| REQUIREMENTS |
Exactly repeat the material, dropping every picture from the copy.

| DATA PROVIDED |
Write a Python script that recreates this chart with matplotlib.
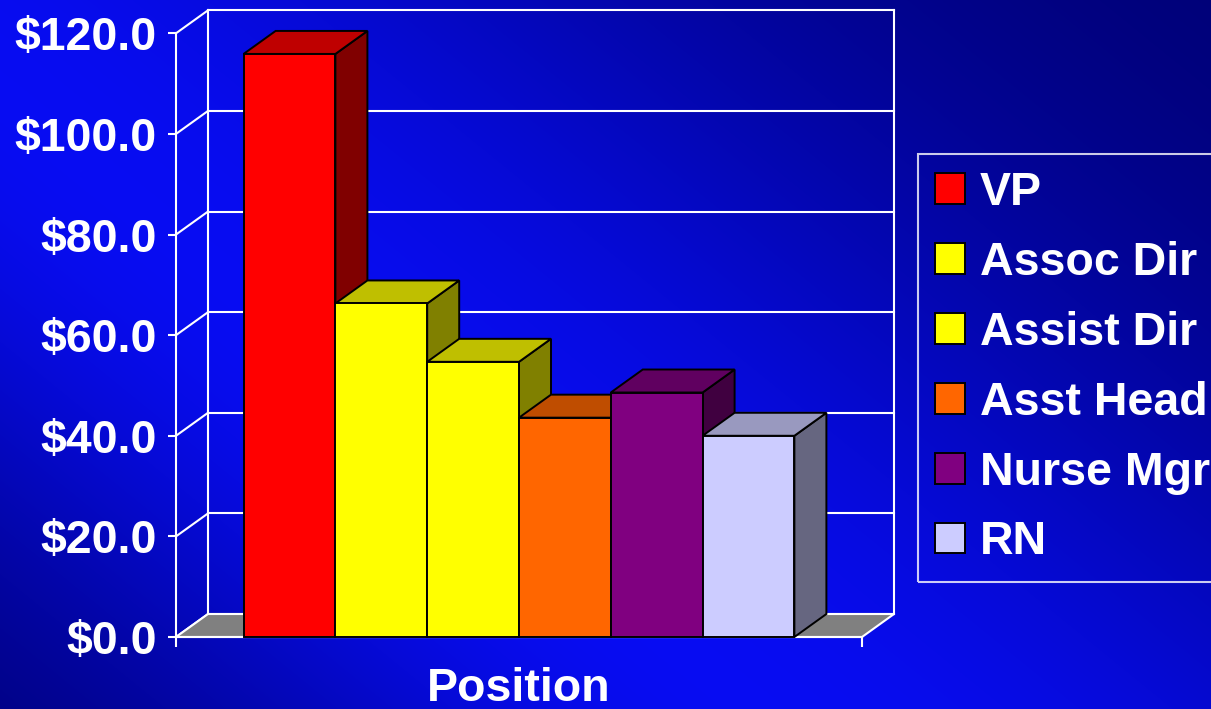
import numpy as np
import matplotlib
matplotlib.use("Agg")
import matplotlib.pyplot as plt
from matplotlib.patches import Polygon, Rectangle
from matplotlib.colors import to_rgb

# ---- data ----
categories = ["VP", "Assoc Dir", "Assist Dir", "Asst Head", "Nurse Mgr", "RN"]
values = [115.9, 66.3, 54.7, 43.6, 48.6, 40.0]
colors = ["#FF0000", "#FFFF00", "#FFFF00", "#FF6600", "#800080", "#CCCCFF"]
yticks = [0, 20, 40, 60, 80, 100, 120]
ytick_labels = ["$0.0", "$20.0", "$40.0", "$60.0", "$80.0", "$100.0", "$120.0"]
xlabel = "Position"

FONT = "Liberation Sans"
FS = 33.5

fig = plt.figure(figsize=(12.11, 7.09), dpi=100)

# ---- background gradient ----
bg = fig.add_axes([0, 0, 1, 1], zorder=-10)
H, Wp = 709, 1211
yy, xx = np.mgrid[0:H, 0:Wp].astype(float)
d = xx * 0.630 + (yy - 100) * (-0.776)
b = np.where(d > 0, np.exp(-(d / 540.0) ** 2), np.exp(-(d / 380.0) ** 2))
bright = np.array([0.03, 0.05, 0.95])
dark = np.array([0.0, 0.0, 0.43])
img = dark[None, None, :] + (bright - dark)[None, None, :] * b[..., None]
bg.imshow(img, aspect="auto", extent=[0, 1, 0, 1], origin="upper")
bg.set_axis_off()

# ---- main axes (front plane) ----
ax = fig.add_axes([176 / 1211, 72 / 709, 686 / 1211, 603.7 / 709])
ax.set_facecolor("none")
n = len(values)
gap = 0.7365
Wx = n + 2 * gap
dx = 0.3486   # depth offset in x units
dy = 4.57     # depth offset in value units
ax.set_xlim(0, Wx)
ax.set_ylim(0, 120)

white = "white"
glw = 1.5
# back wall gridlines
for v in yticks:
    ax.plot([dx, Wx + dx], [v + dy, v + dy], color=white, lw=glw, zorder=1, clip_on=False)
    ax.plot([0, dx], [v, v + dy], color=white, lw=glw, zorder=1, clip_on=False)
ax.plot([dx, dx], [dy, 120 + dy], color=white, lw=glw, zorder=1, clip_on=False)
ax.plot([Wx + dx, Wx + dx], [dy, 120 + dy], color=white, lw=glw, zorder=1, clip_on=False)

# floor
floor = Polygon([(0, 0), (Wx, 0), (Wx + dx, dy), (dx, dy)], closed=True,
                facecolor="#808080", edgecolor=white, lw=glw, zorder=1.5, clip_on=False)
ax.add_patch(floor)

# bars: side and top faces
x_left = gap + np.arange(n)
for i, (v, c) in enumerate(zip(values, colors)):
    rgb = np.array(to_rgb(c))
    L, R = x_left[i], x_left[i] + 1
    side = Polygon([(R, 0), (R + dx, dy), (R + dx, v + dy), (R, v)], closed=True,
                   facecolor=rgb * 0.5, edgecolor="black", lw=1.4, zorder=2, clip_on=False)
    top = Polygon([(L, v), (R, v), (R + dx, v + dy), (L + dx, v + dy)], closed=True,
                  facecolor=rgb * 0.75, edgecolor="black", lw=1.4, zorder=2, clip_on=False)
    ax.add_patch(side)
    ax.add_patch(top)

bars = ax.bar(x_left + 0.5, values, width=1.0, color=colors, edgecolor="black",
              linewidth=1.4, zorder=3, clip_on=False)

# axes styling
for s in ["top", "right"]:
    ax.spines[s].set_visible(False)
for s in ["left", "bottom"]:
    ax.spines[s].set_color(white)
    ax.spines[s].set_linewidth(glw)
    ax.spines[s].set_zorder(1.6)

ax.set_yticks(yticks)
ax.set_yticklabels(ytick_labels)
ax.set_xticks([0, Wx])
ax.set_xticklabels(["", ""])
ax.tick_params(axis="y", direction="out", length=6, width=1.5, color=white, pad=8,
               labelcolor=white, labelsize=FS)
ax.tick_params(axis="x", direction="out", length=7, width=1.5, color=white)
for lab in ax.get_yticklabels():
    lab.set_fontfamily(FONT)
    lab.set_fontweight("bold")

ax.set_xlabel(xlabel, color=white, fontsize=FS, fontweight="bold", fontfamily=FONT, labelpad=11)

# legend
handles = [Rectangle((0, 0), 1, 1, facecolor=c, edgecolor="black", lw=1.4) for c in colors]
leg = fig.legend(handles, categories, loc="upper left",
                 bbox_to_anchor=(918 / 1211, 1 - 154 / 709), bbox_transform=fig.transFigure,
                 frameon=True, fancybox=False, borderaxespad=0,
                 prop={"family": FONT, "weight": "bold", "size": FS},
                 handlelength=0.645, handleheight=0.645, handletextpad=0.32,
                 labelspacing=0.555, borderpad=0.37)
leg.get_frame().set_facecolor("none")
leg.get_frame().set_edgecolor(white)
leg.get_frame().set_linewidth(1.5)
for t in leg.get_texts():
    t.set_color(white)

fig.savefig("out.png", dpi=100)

| TASK OUTPUT |
Write a Python script that recreates this chart with matplotlib.
import numpy as np
import matplotlib
matplotlib.use("Agg")
import matplotlib.pyplot as plt
from matplotlib.patches import Polygon, Rectangle
from matplotlib.colors import to_rgb

# ---- data ----
categories = ["VP", "Assoc Dir", "Assist Dir", "Asst Head", "Nurse Mgr", "RN"]
values = [115.9, 66.3, 54.7, 43.6, 48.6, 40.0]
colors = ["#FF0000", "#FFFF00", "#FFFF00", "#FF6600", "#800080", "#CCCCFF"]
yticks = [0, 20, 40, 60, 80, 100, 120]
ytick_labels = ["$0.0", "$20.0", "$40.0", "$60.0", "$80.0", "$100.0", "$120.0"]
xlabel = "Position"

FONT = "Liberation Sans"
FS = 33.5

fig = plt.figure(figsize=(12.11, 7.09), dpi=100)

# ---- background gradient ----
bg = fig.add_axes([0, 0, 1, 1], zorder=-10)
H, Wp = 709, 1211
yy, xx = np.mgrid[0:H, 0:Wp].astype(float)
d = xx * 0.630 + (yy - 100) * (-0.776)
b = np.where(d > 0, np.exp(-(d / 540.0) ** 2), np.exp(-(d / 380.0) ** 2))
bright = np.array([0.03, 0.05, 0.95])
dark = np.array([0.0, 0.0, 0.43])
img = dark[None, None, :] + (bright - dark)[None, None, :] * b[..., None]
bg.imshow(img, aspect="auto", extent=[0, 1, 0, 1], origin="upper")
bg.set_axis_off()

# ---- main axes (front plane) ----
ax = fig.add_axes([176 / 1211, 72 / 709, 686 / 1211, 603.7 / 709])
ax.set_facecolor("none")
n = len(values)
gap = 0.7365
Wx = n + 2 * gap
dx = 0.3486   # depth offset in x units
dy = 4.57     # depth offset in value units
ax.set_xlim(0, Wx)
ax.set_ylim(0, 120)

white = "white"
glw = 1.5
# back wall gridlines
for v in yticks:
    ax.plot([dx, Wx + dx], [v + dy, v + dy], color=white, lw=glw, zorder=1, clip_on=False)
    ax.plot([0, dx], [v, v + dy], color=white, lw=glw, zorder=1, clip_on=False)
ax.plot([dx, dx], [dy, 120 + dy], color=white, lw=glw, zorder=1, clip_on=False)
ax.plot([Wx + dx, Wx + dx], [dy, 120 + dy], color=white, lw=glw, zorder=1, clip_on=False)

# floor
floor = Polygon([(0, 0), (Wx, 0), (Wx + dx, dy), (dx, dy)], closed=True,
                facecolor="#808080", edgecolor=white, lw=glw, zorder=1.5, clip_on=False)
ax.add_patch(floor)

# bars: side and top faces
x_left = gap + np.arange(n)
for i, (v, c) in enumerate(zip(values, colors)):
    rgb = np.array(to_rgb(c))
    L, R = x_left[i], x_left[i] + 1
    side = Polygon([(R, 0), (R + dx, dy), (R + dx, v + dy), (R, v)], closed=True,
                   facecolor=rgb * 0.5, edgecolor="black", lw=1.4, zorder=2, clip_on=False)
    top = Polygon([(L, v), (R, v), (R + dx, v + dy), (L + dx, v + dy)], closed=True,
                  facecolor=rgb * 0.75, edgecolor="black", lw=1.4, zorder=2, clip_on=False)
    ax.add_patch(side)
    ax.add_patch(top)

bars = ax.bar(x_left + 0.5, values, width=1.0, color=colors, edgecolor="black",
              linewidth=1.4, zorder=3, clip_on=False)

# axes styling
for s in ["top", "right"]:
    ax.spines[s].set_visible(False)
for s in ["left", "bottom"]:
    ax.spines[s].set_color(white)
    ax.spines[s].set_linewidth(glw)
    ax.spines[s].set_zorder(1.6)

ax.set_yticks(yticks)
ax.set_yticklabels(ytick_labels)
ax.set_xticks([0, Wx])
ax.set_xticklabels(["", ""])
ax.tick_params(axis="y", direction="out", length=6, width=1.5, color=white, pad=8,
               labelcolor=white, labelsize=FS)
ax.tick_params(axis="x", direction="out", length=7, width=1.5, color=white)
for lab in ax.get_yticklabels():
    lab.set_fontfamily(FONT)
    lab.set_fontweight("bold")

ax.set_xlabel(xlabel, color=white, fontsize=FS, fontweight="bold", fontfamily=FONT, labelpad=11)

# legend
handles = [Rectangle((0, 0), 1, 1, facecolor=c, edgecolor="black", lw=1.4) for c in colors]
leg = fig.legend(handles, categories, loc="upper left",
                 bbox_to_anchor=(918 / 1211, 1 - 154 / 709), bbox_transform=fig.transFigure,
                 frameon=True, fancybox=False, borderaxespad=0,
                 prop={"family": FONT, "weight": "bold", "size": FS},
                 handlelength=0.645, handleheight=0.645, handletextpad=0.32,
                 labelspacing=0.555, borderpad=0.37)
leg.get_frame().set_facecolor("none")
leg.get_frame().set_edgecolor(white)
leg.get_frame().set_linewidth(1.5)
for t in leg.get_texts():
    t.set_color(white)

fig.savefig("out.png", dpi=100)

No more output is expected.